Kentucky basketball under pressure to change Rupp Arena name
Racism Score: 1.2
Legendary Kentucky basketball coach Adolph Rupp has a racist problem. The problem Rupp’s encountering is that he lived in a time where racism was condoned. By condoned, we mean…hello early-to-mid-1900’s! His first name certainly did not do him any favors.
Rupp is famous for his superb basketball record. He is also famous for losing to Western Texas in the 1966 championship game. Western Texas started five black players.
The 1966 championship game was the first time an all-black starting five (Texas Western) played against an all-white starting five (Kentucky) in a championship game.
In 1929 Rupp received his first head coaching job in Illinois where he started a black player. Just one. He must have taken “crawl before you walk” to heart.
He also selected the first Black player, Don Harksdale to a U.S. Olympic basketball team. Ok, baby steps…progress is a slow process.
Evidence also suggest that Rupp had overt racist tendencies like the average white man in the early-to-mid-1900’s. Bob Carter explained in an ESPN Classic article that it was reported Rupp used the word “coons” at halftime of the championship game. WE ARE SHOCKED! We are confident worse was said during the early-to-mid-1900’s such as Jesse Washington from The Undefeated reported:
- …one of Rupp’s assistant coaches, Harry Lancaster, described more racist language in his book, Adolph Rupp: As I Knew Him… Rupp told people as early as 1960 that he wanted to sign Black players, and hired a white assistant coach, Neil Reed, for that purpose in 1962. He unsuccessfully recruited future stars Wes Unseld in 1964 and Butch Beard in 1965. After the Texas Western game, Rupp was under heavy pressure from his university president to sign a Black player, even for the end of the bench. Lancaster wrote that Rupp told him, “Harry, that son of a b—- is ordering me to get some n—–s in here. What am I going to do?”
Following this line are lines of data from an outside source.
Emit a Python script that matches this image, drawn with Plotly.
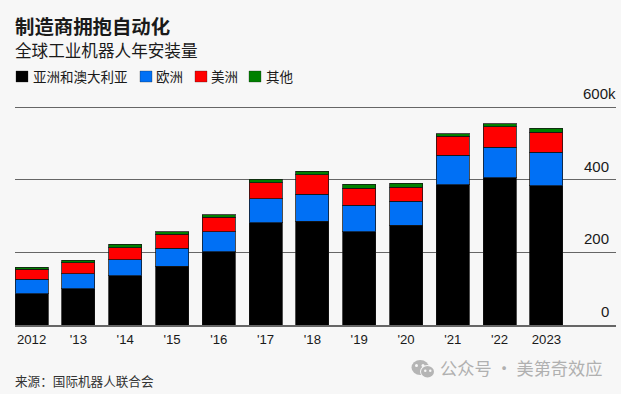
import plotly.graph_objects as go

categories = ["2012", "'13", "'14", "'15", "'16", "'17", "'18", "'19", "'20", "'21", "'22", "2023"]
asia = [86, 100, 135, 162, 201, 281, 285, 257, 275, 386, 405, 383]
europe = [40, 41, 45, 49, 55, 66, 75, 73, 65, 81, 84, 92]
americas = [27, 31, 33, 39, 40, 45, 54, 47, 39, 52, 57, 55]
other = [6, 6, 9, 6, 8, 9, 9, 11, 11, 8, 8, 12]
series_names = ["亚洲和澳大利亚", "欧洲", "美洲", "其他"]
series_colors = ["#000000", "#0070f5", "#ff0000", "#008000"]
tick_values = [0, 200, 400, 600]
tick_labels = ["0", "200", "400", "600k"]

W, H = 621, 394
L, R, T, B = 15, 616, 105, 325
LAT = "Liberation Sans, Noto Sans CJK SC"
CJK = "Noto Sans CJK SC, Liberation Sans"
BG = "#f7f7f7"


def px(x):
    return (x - L) / (R - L)


def py(y):
    return (B - y) / (B - T)


fig = go.Figure()
for name, vals, col in zip(series_names, [asia, europe, americas, other], series_colors):
    fig.add_bar(x=categories, y=vals, name=name, marker_color=col,
                marker_line=dict(color="rgba(20,20,20,0.75)", width=1), showlegend=False)

annotations = []


def text(x, y, s, size, color="#1a1a1a", family=CJK, anchor="left"):
    annotations.append(dict(x=px(x), y=py(y), xref="paper", yref="paper", text=s, showarrow=False,
                            xanchor=anchor, yanchor="middle", borderpad=0, borderwidth=0,
                            font=dict(size=size, color=color, family=family)))


text(14.5, 25.5, "<b>制造商拥抱自动化</b>", 19.4)
text(14.5, 50.5, "全球工业机器人年安装量", 16.6)
text(14.5, 380.5, "来源：国际机器人联合会", 12.6, "#333333")
text(439.5, 367.5, "公众号 · 美第奇效应", 17.2, "#b0b0b0")

shapes = []
legend_swatch_x = [16, 140, 195, 249]
legend_text_x = [32.5, 155.5, 210.5, 265.5]
for sx, tx, name, col in zip(legend_swatch_x, legend_text_x, series_names, series_colors):
    shapes.append(dict(type="rect", xref="paper", yref="paper", x0=px(sx), x1=px(sx + 12), y0=py(71), y1=py(82),
                       fillcolor=col, line=dict(color="rgba(30,30,30,0.6)", width=0.5)))
    text(tx, 75.5, name, 13.5)

# value labels sit above their gridlines, on the axis's own scale
for v, lab in zip(tick_values, tick_labels):
    is_top = lab.endswith("k")
    annotations.append(dict(x=px(581.5 if is_top else 609.5), xref="paper", y=v, yref="y", text=lab, showarrow=False,
                            xanchor="left" if is_top else "right", yanchor="bottom", yshift=4, borderpad=0,
                            font=dict(size=15, color="#1a1a1a", family=LAT)))


def ell(x0, x1, y0, y1, col):
    shapes.append(dict(type="circle", xref="paper", yref="paper", x0=px(x0), x1=px(x1), y0=py(y0), y1=py(y1),
                       fillcolor=col, line=dict(width=0)))


# WeChat watermark glyph
ell(411.5, 429, 360, 375, "#b5b5b5")
ell(415, 418, 364, 367, BG)
ell(421.5, 424.5, 364, 367, BG)
ell(420, 435, 365, 378, BG)
ell(421, 434, 366, 377.5, "#b5b5b5")
ell(424, 426.5, 369.5, 372, BG)
ell(429, 431.5, 369.5, 372, BG)

fig.update_layout(
    width=W, height=H, autosize=False, barmode="stack", bargap=0.295,
    margin=dict(l=L, r=W - R, t=T, b=H - B, pad=0),
    paper_bgcolor=BG, plot_bgcolor=BG, annotations=annotations, shapes=shapes,
    font=dict(family=LAT, size=13.5, color="#1a1a1a"),
    xaxis=dict(type="category", categoryorder="array", categoryarray=categories,
               range=[-0.355, 12.487], tickmode="array", tickvals=categories, ticktext=categories,
               ticks="", showgrid=False, showline=True, linecolor="#666666", linewidth=1.5,
               tickfont=dict(size=13.2, color="#1a1a1a", family=LAT), ticklabelstandoff=1, zeroline=False),
    yaxis=dict(range=[0, 600 * 220 / 218], tickmode="array", tickvals=tick_values, showticklabels=False, ticks="",
               showgrid=True, gridcolor="#666666", gridwidth=1, zeroline=False, showline=False),
)
fig.write_html("out.html", config=dict(displayModeBar=False),
               post_script="document.body.style.margin='0';document.body.style.background='" + BG + "';")
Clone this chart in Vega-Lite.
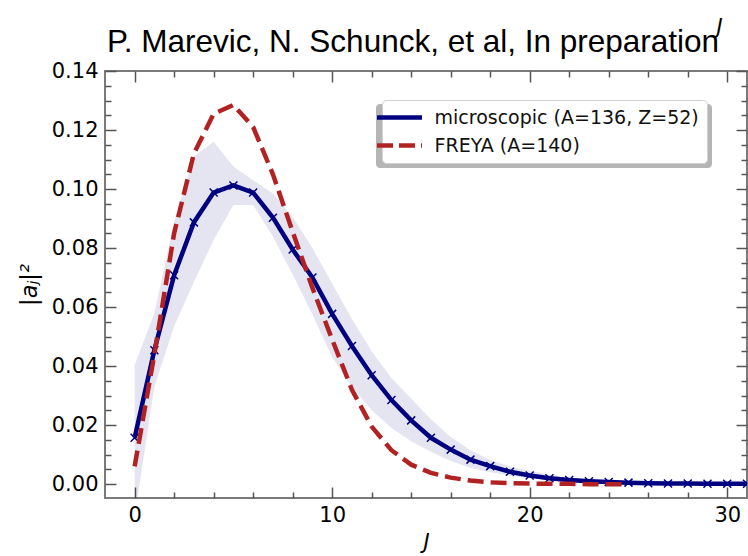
{
  "$schema": "https://vega.github.io/schema/vega-lite/v6.json",
  "width": 642,
  "height": 427,
  "autosize": "none",
  "padding": {"left": 105, "top": 71, "right": 1, "bottom": 58},
  "background": "white",
  "title": {
    "text": "P. Marevic, N. Schunck, et al, In preparation",
    "font": "Liberation Sans",
    "fontSize": 31.5,
    "fontWeight": "normal",
    "color": "black",
    "anchor": "middle",
    "frame": "group",
    "baseline": "alphabetic",
    "offset": 17,
    "dx": -13,
    "dy": 84
  },
  "config": {
    "view": {"stroke": "#7a7a7a", "strokeWidth": 2},
    "axis": {
      "domain": false,
      "grid": false,
      "labelFont": "DejaVu Sans",
      "labelFontSize": 21,
      "labelColor": "black",
      "tickColor": "#555555",
      "tickWidth": 1.5,
      "titleFont": "DejaVu Sans",
      "titleFontSize": 21,
      "titleFontWeight": "normal",
      "titleColor": "black"
    }
  },
  "data": {
    "values": [
      {"J": 0, "micro": 0.0157, "lo": -0.011, "hi": 0.0403, "freya": 0.006},
      {"J": 1, "micro": 0.0454, "lo": 0.033, "hi": 0.058, "freya": 0.044},
      {"J": 2, "micro": 0.0708, "lo": 0.0535, "hi": 0.089, "freya": 0.085},
      {"J": 3, "micro": 0.0887, "lo": 0.0685, "hi": 0.111, "freya": 0.112},
      {"J": 4, "micro": 0.0988, "lo": 0.0827, "hi": 0.116, "freya": 0.1255},
      {"J": 5, "micro": 0.1012, "lo": 0.0946, "hi": 0.1076, "freya": 0.1285},
      {"J": 6, "micro": 0.0988, "lo": 0.0946, "hi": 0.103, "freya": 0.121},
      {"J": 7, "micro": 0.0903, "lo": 0.0838, "hi": 0.0985, "freya": 0.105},
      {"J": 8, "micro": 0.0795, "lo": 0.071, "hi": 0.0905, "freya": 0.0855},
      {"J": 9, "micro": 0.07, "lo": 0.0575, "hi": 0.08, "freya": 0.0665},
      {"J": 10, "micro": 0.0577, "lo": 0.043, "hi": 0.068, "freya": 0.049},
      {"J": 11, "micro": 0.0468, "lo": 0.033, "hi": 0.056, "freya": 0.032},
      {"J": 12, "micro": 0.0369, "lo": 0.025, "hi": 0.045, "freya": 0.0195},
      {"J": 13, "micro": 0.0285, "lo": 0.019, "hi": 0.036, "freya": 0.0115},
      {"J": 14, "micro": 0.0216, "lo": 0.0145, "hi": 0.029, "freya": 0.0066},
      {"J": 15, "micro": 0.0157, "lo": 0.011, "hi": 0.022, "freya": 0.0038},
      {"J": 16, "micro": 0.0117, "lo": 0.0078, "hi": 0.016, "freya": 0.0022},
      {"J": 17, "micro": 0.0083, "lo": 0.0055, "hi": 0.0115, "freya": 0.0012},
      {"J": 18, "micro": 0.0061, "lo": 0.004, "hi": 0.0082, "freya": 0.0006},
      {"J": 19, "micro": 0.0042, "lo": 0.0028, "hi": 0.006, "freya": 0.0003},
      {"J": 20, "micro": 0.0029, "lo": 0.002, "hi": 0.0045, "freya": 0.0002},
      {"J": 21, "micro": 0.002, "lo": 0.0014, "hi": 0.0032, "freya": 0.0001},
      {"J": 22, "micro": 0.0014, "lo": 0.001, "hi": 0.0022, "freya": 0.0001},
      {"J": 23, "micro": 0.001, "lo": 0.0007, "hi": 0.0015, "freya": 0},
      {"J": 24, "micro": 0.0007, "lo": 0.0005, "hi": 0.0011, "freya": 0},
      {"J": 25, "micro": 0.0005, "lo": 0.0003, "hi": 0.0008, "freya": 0},
      {"J": 26, "micro": 0.0003, "lo": 0.0002, "hi": 0.0006, "freya": null},
      {"J": 27, "micro": 0.0002, "lo": 0.0001, "hi": 0.0004, "freya": null},
      {"J": 28, "micro": 0.0002, "lo": 0.0001, "hi": 0.0003, "freya": null},
      {"J": 29, "micro": 0.0001, "lo": 0.0001, "hi": 0.0002, "freya": null},
      {"J": 30, "micro": 0.0001, "lo": 0, "hi": 0.0002, "freya": null},
      {"J": 31, "micro": 0.0001, "lo": 0, "hi": 0.0001, "freya": null}
    ]
  },
  "resolve": {"axis": {"x": "independent", "y": "independent"}},
  "layer": [
    {
      "mark": {"type": "square", "opacity": 0, "clip": true},
      "encoding": {
        "x": {"field": "J", "type": "quantitative", "scale": {"domain": [-1.5, 31], "nice": false, "zero": false}, "axis": null},
        "y": {"field": "micro", "type": "quantitative", "scale": {"domain": [-0.0047, 0.14], "nice": false, "zero": false}, "axis": null},
        "fill": {
          "datum": "shadow",
          "scale": {"domain": ["shadow"], "range": ["#b5b5b5"]},
          "legend": {
            "orient": "none", "legendX": 271, "legendY": 33,
            "title": null,
            "labelExpr": "''",
            "labelFontSize": 1, "labelOffset": 0,
            "symbolType": "M-1,-1L31.1,-1L31.1,3.9L-1,3.9Z", "symbolSize": 400, "symbolOpacity": 0,
            "padding": 7,
            "fillColor": "#b5b5b5", "cornerRadius": 4
          }
        }
      }
    },
    {
      "mark": {"type": "area", "color": "#000080", "opacity": 0.1, "clip": true},
      "encoding": {
        "x": {
          "field": "J", "type": "quantitative",
          "scale": {"domain": [-1.5, 31], "nice": false, "zero": false},
          "axis": {
            "orient": "bottom", "title": "J", "titleFontStyle": "italic", "titlePadding": 6,
            "values": [0, 2, 4, 6, 8, 10, 12, 14, 16, 18, 20, 22, 24, 26, 28, 30],
            "labelExpr": "datum.value % 10 === 0 ? datum.label : ''",
            "tickSize": {"condition": {"test": "datum.value % 10 === 0", "value": -11}, "value": -6},
            "labelPadding": 17
          }
        },
        "y": {
          "field": "lo", "type": "quantitative",
          "scale": {"domain": [-0.0047, 0.14], "nice": false, "zero": false},
          "axis": {
            "orient": "left", "title": "|aⱼ|²", "titleFontStyle": "italic", "titleFontSize": 22.5, "titlePadding": 10,
            "values": [0, 0.005, 0.01, 0.015, 0.02, 0.025, 0.03, 0.035, 0.04, 0.045, 0.05, 0.055, 0.06, 0.065, 0.07, 0.075, 0.08, 0.085, 0.09, 0.095, 0.1, 0.105, 0.11, 0.115, 0.12, 0.125, 0.13, 0.135, 0.14],
            "labelExpr": "abs(datum.value * 50 - round(datum.value * 50)) < 1e-6 ? format(datum.value, '.2f') : ''",
            "tickSize": {"condition": {"test": "abs(datum.value * 50 - round(datum.value * 50)) < 1e-6", "value": -11}, "value": -6},
            "labelPadding": 18
          }
        },
        "y2": {"field": "hi"}
      }
    },
    {
      "mark": {"type": "line", "strokeWidth": 4.5, "clip": true},
      "encoding": {
        "x": {
          "field": "J", "type": "quantitative",
          "axis": {
            "orient": "top", "labels": false,
            "title": "J", "titleFontStyle": "italic", "titleBaseline": "alphabetic", "titleAnchor": null,
            "titleX": 614, "titleY": -38,
            "values": [0, 2, 4, 6, 8, 10, 12, 14, 16, 18, 20, 22, 24, 26, 28, 30],
            "tickSize": {"condition": {"test": "datum.value % 10 === 0", "value": -11}, "value": -6}
          }
        },
        "y": {
          "field": "micro", "type": "quantitative",
          "axis": {
            "orient": "right", "title": null, "labels": false,
            "values": [0, 0.005, 0.01, 0.015, 0.02, 0.025, 0.03, 0.035, 0.04, 0.045, 0.05, 0.055, 0.06, 0.065, 0.07, 0.075, 0.08, 0.085, 0.09, 0.095, 0.1, 0.105, 0.11, 0.115, 0.12, 0.125, 0.13, 0.135, 0.14],
            "tickSize": {"condition": {"test": "abs(datum.value * 50 - round(datum.value * 50)) < 1e-6", "value": -11}, "value": -6}
          }
        },
        "stroke": {
          "datum": "microscopic (A=136, Z=52)",
          "scale": {"domain": ["microscopic (A=136, Z=52)", "FREYA (A=140)"], "range": ["#000080", "#b22222"]},
          "legend": {
            "orient": "none", "legendX": 277, "legendY": 29,
            "title": null,
            "labelFont": "DejaVu Sans", "labelFontSize": 19, "labelColor": "#111111", "labelLimit": 400,
            "symbolType": "M-3,0L3,0", "symbolSize": 225, "symbolStrokeWidth": 4.5,
            "labelOffset": 25, "rowPadding": 8, "padding": 7.5,
            "fillColor": "white", "strokeColor": "#d0d0d0", "cornerRadius": 4,
            "encode": {"symbols": {"update": {"strokeDash": {"signal": "datum.value === 'FREYA (A=140)' ? [16, 6] : [1, 0]"}}}}
          }
        }
      }
    },
    {
      "mark": {"type": "point", "shape": "M-1,-1L1,1M-1,1L1,-1", "size": 64, "filled": false, "color": "#000080", "strokeWidth": 1.5, "opacity": 1, "clip": true},
      "encoding": {
        "x": {"field": "J", "type": "quantitative", "axis": null},
        "y": {"field": "micro", "type": "quantitative", "axis": null}
      }
    },
    {
      "transform": [{"filter": "datum.freya !== null"}],
      "mark": {"type": "line", "strokeWidth": 4.5, "strokeDash": [16, 7], "clip": true},
      "encoding": {
        "x": {"field": "J", "type": "quantitative", "axis": null},
        "y": {"field": "freya", "type": "quantitative", "axis": null},
        "stroke": {"datum": "FREYA (A=140)"}
      }
    }
  ]
}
- In the biography Adolph Rupp and the Rise of Kentucky Basketball, James Duane Bolin wrote that in 1948, Rupp lost a tournament and his team received belt buckles as a consolation prize. Bolin wrote that Rupp, who also owned cattle, said he wouldn’t give the buckles “to my n—– on the farm.”
If you are noticing a trend with the early-to-mid-1900’s, congratulations! We do not need documented evidence to determine if Rupp had racist tendencies in the EARLY. TO. MID. 1900’S. The absence of evidence is not the evidence of absence.
Rupp was one of many who were late to the sports integration party. Does that mean the basketball arena should be renamed?
We will go with Kentucky’s first Black head coach Tubby Smith’s answer from Washington’s article. “We all have a legacy to protect, but you also want to be able to speak the truth.”
We will take that non-definitive answer as a, no.